In 2003, the issue boiled over, when proposals for a permanent exhibition explaining the plight of Germany's expellees were unveiled by Erika Steinbach, a German conservative MP who is head of the Expellees Association. Poland accused the Germans of trying to whitewash its Second World War crimes. The Polish magazine Wprost produced a front cover which depicted Mrs Steinbach in Gestapo uniform riding on the back of the then German Chancellor Gerhard Schröder. "The German Trojan Horse" was the headline.

Mr Schröder, who had no sympathy for the expellees, annoyed Poland by insisting that a moratorium should be imposed on Poles who wished to live and work in Germany, although their country had been declared a full EU member. One of the consequences has been that Poles have chosen to flock to Britain instead.

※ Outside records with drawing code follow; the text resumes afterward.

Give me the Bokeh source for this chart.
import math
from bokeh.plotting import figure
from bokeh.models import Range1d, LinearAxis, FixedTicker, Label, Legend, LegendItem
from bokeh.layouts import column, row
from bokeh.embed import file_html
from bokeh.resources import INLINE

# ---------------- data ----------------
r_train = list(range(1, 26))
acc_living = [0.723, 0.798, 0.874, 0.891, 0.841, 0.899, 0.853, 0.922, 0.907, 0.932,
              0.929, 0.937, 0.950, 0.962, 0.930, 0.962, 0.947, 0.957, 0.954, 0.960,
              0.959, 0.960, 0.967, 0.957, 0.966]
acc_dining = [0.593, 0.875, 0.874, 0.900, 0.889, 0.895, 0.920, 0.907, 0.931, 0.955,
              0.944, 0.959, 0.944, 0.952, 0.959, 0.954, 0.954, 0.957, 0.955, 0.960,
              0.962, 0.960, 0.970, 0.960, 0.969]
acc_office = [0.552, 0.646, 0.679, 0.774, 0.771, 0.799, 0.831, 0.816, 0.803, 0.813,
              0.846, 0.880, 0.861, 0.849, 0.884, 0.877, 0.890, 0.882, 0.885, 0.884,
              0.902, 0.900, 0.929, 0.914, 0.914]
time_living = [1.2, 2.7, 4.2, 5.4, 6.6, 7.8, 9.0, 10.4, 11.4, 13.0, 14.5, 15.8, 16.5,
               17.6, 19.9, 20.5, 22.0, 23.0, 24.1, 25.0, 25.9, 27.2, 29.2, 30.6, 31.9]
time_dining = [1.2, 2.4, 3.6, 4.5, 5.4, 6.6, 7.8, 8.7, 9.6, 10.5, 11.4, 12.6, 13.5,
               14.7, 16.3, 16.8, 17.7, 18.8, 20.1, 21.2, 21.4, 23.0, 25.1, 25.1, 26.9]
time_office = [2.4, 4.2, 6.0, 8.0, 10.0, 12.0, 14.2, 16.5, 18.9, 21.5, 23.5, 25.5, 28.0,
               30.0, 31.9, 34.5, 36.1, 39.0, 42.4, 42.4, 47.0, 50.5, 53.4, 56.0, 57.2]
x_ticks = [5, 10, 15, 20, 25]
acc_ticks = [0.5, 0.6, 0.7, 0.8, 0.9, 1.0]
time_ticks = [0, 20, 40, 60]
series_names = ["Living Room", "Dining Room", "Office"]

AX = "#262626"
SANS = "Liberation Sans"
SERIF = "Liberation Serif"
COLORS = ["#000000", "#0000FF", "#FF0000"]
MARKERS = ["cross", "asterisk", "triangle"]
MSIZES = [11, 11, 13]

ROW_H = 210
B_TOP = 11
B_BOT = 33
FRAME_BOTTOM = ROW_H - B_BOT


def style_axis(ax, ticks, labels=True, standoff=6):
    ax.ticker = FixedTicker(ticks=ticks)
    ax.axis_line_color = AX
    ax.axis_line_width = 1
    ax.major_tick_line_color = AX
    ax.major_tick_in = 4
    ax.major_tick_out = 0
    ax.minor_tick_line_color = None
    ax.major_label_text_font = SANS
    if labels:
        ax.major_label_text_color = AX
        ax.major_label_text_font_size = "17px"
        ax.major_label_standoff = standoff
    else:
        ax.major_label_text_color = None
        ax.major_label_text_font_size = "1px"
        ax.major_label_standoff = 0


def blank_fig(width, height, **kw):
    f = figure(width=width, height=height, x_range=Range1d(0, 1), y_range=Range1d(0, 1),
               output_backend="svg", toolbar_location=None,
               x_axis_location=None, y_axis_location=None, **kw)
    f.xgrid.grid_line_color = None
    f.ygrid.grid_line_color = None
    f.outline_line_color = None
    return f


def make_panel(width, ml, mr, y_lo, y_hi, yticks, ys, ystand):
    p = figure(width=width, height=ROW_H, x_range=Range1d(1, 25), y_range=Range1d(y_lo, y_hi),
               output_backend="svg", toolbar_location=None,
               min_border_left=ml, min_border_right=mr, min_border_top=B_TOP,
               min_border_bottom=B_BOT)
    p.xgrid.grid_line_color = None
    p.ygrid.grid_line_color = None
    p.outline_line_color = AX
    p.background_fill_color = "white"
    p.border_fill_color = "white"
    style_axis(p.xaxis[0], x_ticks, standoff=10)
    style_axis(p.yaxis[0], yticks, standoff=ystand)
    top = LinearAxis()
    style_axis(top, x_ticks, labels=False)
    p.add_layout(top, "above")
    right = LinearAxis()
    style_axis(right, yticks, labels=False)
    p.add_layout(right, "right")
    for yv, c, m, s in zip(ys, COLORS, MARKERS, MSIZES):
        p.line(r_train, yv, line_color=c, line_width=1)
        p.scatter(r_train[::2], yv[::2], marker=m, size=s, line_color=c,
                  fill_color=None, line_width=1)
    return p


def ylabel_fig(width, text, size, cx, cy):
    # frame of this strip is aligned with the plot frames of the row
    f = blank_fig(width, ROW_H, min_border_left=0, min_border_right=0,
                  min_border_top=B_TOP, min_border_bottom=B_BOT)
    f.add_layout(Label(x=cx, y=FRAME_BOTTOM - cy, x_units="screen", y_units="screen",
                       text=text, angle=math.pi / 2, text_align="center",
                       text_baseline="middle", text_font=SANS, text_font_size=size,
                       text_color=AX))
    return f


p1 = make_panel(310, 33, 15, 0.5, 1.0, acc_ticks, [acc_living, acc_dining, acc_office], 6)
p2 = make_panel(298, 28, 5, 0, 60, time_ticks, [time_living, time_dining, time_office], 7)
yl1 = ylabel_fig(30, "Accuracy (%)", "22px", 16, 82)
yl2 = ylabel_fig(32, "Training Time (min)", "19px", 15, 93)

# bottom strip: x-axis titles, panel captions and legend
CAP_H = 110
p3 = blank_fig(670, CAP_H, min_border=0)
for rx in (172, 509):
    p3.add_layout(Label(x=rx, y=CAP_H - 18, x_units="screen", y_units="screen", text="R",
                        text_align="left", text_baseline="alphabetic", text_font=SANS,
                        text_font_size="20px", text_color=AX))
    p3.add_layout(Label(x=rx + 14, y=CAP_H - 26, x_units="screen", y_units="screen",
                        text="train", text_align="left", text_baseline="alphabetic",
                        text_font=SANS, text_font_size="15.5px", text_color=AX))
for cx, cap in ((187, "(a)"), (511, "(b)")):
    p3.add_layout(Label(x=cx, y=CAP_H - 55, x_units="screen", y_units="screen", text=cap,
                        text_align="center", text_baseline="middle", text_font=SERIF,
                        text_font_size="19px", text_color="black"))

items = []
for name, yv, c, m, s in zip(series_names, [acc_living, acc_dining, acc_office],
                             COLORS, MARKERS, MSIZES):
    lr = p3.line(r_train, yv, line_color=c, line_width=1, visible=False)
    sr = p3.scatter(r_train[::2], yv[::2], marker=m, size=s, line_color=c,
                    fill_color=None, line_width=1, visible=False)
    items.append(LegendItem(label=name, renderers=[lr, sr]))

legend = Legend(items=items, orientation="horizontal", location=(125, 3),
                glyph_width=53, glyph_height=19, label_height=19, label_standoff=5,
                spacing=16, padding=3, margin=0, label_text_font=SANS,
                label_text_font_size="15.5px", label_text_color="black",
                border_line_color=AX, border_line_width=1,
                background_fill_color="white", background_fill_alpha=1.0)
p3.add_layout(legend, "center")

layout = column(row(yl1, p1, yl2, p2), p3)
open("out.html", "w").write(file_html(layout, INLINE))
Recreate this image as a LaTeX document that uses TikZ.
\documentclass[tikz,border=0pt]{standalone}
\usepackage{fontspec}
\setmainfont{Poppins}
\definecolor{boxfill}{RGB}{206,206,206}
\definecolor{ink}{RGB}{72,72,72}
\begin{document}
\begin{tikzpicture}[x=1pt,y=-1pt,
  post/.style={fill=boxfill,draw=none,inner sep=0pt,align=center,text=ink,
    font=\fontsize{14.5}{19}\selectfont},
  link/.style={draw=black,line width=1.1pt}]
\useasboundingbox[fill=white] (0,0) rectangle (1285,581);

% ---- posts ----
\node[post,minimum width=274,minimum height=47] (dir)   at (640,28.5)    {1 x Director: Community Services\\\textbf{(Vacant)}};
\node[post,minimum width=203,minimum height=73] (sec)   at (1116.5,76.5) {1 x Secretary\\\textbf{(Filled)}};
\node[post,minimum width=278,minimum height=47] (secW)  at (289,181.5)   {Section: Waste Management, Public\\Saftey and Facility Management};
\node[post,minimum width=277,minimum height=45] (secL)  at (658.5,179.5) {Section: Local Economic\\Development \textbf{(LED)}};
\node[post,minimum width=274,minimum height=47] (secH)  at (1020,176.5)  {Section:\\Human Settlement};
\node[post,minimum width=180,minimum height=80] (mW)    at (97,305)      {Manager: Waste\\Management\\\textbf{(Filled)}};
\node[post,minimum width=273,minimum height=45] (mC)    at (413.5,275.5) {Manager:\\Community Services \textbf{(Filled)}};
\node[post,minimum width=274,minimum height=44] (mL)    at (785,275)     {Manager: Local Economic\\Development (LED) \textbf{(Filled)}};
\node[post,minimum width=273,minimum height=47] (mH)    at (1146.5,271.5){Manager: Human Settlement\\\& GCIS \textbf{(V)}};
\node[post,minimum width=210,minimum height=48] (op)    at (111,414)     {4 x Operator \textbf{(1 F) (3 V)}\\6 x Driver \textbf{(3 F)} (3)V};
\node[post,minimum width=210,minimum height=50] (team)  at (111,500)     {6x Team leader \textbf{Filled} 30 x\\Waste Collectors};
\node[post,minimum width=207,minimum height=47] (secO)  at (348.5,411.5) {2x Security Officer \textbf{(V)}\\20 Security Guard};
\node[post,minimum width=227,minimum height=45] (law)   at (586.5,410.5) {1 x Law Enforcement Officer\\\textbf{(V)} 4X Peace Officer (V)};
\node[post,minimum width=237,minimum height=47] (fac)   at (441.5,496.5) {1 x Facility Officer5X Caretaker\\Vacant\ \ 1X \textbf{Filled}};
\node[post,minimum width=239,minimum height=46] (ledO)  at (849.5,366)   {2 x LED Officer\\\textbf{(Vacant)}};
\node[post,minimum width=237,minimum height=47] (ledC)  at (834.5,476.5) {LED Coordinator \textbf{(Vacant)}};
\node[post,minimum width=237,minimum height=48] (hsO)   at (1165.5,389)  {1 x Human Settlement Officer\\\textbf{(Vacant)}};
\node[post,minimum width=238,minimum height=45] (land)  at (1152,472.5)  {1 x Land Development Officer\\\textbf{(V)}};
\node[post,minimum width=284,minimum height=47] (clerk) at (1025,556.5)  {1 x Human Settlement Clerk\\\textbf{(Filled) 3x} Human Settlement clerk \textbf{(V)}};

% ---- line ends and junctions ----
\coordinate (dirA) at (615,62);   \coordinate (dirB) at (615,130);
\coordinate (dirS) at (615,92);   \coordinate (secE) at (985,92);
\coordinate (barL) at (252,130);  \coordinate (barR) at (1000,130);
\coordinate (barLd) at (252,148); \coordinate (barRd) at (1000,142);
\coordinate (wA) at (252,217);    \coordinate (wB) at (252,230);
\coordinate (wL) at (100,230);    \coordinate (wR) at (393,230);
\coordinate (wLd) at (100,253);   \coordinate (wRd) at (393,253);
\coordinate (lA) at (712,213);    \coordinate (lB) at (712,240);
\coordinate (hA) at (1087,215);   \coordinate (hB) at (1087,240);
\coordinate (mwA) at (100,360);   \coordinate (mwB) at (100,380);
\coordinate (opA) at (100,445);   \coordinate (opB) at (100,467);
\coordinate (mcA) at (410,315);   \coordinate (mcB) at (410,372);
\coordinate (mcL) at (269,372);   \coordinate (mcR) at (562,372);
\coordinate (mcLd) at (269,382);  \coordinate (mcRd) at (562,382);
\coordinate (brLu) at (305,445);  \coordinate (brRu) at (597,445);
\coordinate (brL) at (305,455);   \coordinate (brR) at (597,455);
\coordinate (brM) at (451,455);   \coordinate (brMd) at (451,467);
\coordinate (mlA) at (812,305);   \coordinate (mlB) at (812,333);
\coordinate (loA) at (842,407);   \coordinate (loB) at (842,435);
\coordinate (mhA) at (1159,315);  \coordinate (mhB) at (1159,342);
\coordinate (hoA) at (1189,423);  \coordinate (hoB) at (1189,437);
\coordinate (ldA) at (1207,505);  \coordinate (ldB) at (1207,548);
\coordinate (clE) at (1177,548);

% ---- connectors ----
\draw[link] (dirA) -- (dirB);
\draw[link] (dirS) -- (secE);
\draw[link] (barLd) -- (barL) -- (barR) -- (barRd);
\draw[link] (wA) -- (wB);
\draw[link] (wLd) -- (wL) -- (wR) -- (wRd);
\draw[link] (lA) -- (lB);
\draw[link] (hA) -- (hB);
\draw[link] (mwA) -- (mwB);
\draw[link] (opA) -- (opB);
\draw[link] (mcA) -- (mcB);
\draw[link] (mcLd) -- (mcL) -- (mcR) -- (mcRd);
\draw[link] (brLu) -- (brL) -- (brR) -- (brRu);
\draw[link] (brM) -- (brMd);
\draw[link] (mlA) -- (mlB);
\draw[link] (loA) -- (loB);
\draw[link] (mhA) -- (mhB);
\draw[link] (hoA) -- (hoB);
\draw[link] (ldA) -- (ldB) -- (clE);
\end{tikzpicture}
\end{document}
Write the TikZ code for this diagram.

Polish-German animosity deepened in 2005 when the right-wing conservative Polish twin brothers Lech and Jaroslav Kaczynski were elected to become their country's president and prime minister respectively. Both disliked the Germans and elevated Hun-bashing to national politics.

Mercifully for the Germans, Poland ousted the Kaczynski government in a general election last year. Although Lech remains President, his popularity rating is below 30 per cent. Donald Tusk, Poland's liberal-minded Prime Minister, has declared that one of his main priorities is the normalisation of Polish-German relations.

He will meet Ms Merkel in the Polish seaport of Gdansk this month. The city was once called by the German name of Danzig and was shared by Germans and Poles. Hitler's seizure of the "Polish corridor" near Danzig in 1930 started the Second World War.

With a history like that, it is not surprising that many Germans and Poles have found it hard to make fun of each other in public ever since. The outbreak of a cross-border tabloid football war is perhaps a step towards some badly needed normality.